Озадаченный таким странным разговором, Яков молчал. Вошла Ольга, быстро взглянула на него и Светлану. Та спокойно выдержала ее взгляд.
— Ругаю вашего мужа, — сказала она. — Ни себе, ни семье своей цены не знает. Не хочет учиться, чего-то добиваться... Не век же по горам с винтовкой бегать да камни тесать.
— А мне ничего больше и не надо, — неожиданно обиделся Яков.
Его всегда задевал разговор об учебе: кто-то должен и камни тесать, и по горам за бандитами бегать.
— Я ведь просто так, свое мнение сказала, — поднимаясь и благодаря Ольгу за чай, проговорила Светлана. — У вас своя голова на плечах. Только можете вы сделать в сто раз больше, чем сейчас делаете. Масштаб у вас должен быть совсем другой. — Меняя тему разговора, она добавила: — Пойду принимать ваших больных. Знаете, стали уже в медпункт по нескольку человек приходить. Может быть, с того укола на сенокосе все и началось...
Яков дипломатично промолчал, а Ольга, после того как Светлана ушла, ревниво сказала ей вслед:
— Нечего чужих мужей учить. Поучи своего...
— Оля, — перебил ее Яков. — Она же к тебе приходила.

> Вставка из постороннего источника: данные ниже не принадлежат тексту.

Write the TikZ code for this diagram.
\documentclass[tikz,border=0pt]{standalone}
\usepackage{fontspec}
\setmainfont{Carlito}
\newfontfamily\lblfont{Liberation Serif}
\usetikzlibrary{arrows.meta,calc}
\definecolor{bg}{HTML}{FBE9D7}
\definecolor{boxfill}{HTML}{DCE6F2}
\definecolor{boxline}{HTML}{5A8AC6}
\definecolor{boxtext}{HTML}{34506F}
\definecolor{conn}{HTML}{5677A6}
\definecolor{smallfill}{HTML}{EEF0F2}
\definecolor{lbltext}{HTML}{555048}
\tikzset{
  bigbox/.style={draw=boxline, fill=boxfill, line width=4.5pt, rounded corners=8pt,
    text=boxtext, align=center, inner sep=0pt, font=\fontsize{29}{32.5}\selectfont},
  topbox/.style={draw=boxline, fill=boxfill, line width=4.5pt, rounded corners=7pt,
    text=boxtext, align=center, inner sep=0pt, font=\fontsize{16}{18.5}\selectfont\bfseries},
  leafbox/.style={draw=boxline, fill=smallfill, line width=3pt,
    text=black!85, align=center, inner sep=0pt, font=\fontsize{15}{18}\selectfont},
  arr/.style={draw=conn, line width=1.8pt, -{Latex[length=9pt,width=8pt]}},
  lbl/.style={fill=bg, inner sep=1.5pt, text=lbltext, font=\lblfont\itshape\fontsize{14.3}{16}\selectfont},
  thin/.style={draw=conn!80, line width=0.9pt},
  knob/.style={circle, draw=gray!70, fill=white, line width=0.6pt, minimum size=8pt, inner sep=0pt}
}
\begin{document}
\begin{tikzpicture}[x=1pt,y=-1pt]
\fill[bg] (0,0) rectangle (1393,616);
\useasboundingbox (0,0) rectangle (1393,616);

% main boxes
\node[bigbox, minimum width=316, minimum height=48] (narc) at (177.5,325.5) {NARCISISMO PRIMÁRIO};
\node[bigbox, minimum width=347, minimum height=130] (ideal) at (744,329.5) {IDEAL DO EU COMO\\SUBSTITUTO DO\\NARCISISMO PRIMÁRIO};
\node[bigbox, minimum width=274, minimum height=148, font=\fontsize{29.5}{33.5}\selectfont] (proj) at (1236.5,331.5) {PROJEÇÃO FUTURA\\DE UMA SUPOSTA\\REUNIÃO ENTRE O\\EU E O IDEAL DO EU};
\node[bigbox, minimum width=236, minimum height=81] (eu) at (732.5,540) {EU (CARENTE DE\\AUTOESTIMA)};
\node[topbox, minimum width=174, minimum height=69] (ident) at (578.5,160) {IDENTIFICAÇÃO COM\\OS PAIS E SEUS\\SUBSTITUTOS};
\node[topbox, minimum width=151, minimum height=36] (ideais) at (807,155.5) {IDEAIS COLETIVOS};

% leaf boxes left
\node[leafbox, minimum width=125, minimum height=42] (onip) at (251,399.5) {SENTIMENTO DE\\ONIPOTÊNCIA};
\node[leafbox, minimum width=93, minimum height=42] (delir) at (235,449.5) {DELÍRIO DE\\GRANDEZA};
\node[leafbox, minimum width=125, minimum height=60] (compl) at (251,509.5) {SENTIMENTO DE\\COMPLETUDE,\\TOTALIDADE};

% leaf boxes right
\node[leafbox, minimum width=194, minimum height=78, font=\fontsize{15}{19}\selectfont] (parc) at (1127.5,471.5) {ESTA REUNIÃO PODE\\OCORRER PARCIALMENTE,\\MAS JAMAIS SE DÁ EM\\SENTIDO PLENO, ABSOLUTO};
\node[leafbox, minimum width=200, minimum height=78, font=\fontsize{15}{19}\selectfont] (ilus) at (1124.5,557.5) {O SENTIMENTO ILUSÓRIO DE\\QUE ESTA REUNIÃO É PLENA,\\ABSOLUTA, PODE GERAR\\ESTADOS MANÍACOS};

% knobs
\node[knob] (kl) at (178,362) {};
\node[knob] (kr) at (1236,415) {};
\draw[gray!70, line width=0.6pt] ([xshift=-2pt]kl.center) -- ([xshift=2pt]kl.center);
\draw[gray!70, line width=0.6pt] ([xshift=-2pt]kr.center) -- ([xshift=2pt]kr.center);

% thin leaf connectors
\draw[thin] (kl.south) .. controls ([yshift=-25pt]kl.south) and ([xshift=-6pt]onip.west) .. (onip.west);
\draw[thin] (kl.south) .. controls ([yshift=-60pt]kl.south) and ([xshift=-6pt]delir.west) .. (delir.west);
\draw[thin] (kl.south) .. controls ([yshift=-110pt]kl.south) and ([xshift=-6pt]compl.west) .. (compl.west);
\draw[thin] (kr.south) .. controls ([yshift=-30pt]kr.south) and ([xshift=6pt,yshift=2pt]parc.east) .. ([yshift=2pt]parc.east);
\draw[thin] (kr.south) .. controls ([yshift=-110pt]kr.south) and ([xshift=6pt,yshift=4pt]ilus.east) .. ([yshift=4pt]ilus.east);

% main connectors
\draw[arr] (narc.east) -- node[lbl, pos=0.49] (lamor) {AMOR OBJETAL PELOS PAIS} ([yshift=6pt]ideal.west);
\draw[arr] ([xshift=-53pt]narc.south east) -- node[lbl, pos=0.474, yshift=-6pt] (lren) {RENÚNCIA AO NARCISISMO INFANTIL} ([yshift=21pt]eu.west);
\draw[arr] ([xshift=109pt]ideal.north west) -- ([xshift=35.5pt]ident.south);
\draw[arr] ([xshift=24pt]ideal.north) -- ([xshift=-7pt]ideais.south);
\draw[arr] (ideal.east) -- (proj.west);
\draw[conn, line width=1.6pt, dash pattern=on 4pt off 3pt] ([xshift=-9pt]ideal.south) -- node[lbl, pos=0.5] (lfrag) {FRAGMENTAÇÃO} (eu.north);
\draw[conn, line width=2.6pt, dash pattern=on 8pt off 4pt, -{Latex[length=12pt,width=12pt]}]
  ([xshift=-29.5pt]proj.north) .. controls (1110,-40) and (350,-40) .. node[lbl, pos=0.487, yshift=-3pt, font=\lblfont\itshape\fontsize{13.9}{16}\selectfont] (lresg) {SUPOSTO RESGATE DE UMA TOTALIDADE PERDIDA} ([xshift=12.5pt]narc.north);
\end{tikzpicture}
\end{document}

— Не знаю. Может, ко мне, а может, и к тебе... В поселке всякое говорят. — Ольга с минуту молчала, затем, повернувшись к мужу, попросила: — Покажи записку, Яша, что сегодня в окошко бросили, я еще раз на нее посмотрю.
Ничего не подозревая, Яков достал бумажку из кармана. Ольга взяла ее, спрятала за вырез платья, деловито произнесла:
— Может, не по-фарситски, а по-английски писано. Небось она и по-английски может, образованная.
— Да ты что? Что выдумала? Я-то не умею по-английски читать!
— Долго ль научиться. Целые дни пропадаешь... Небось научит...
— Оля, я тебе могу поклясться чем хочешь, что записка написана на языке фарси... Хочешь, ищи, кто прочтет, хочешь, так выбрось.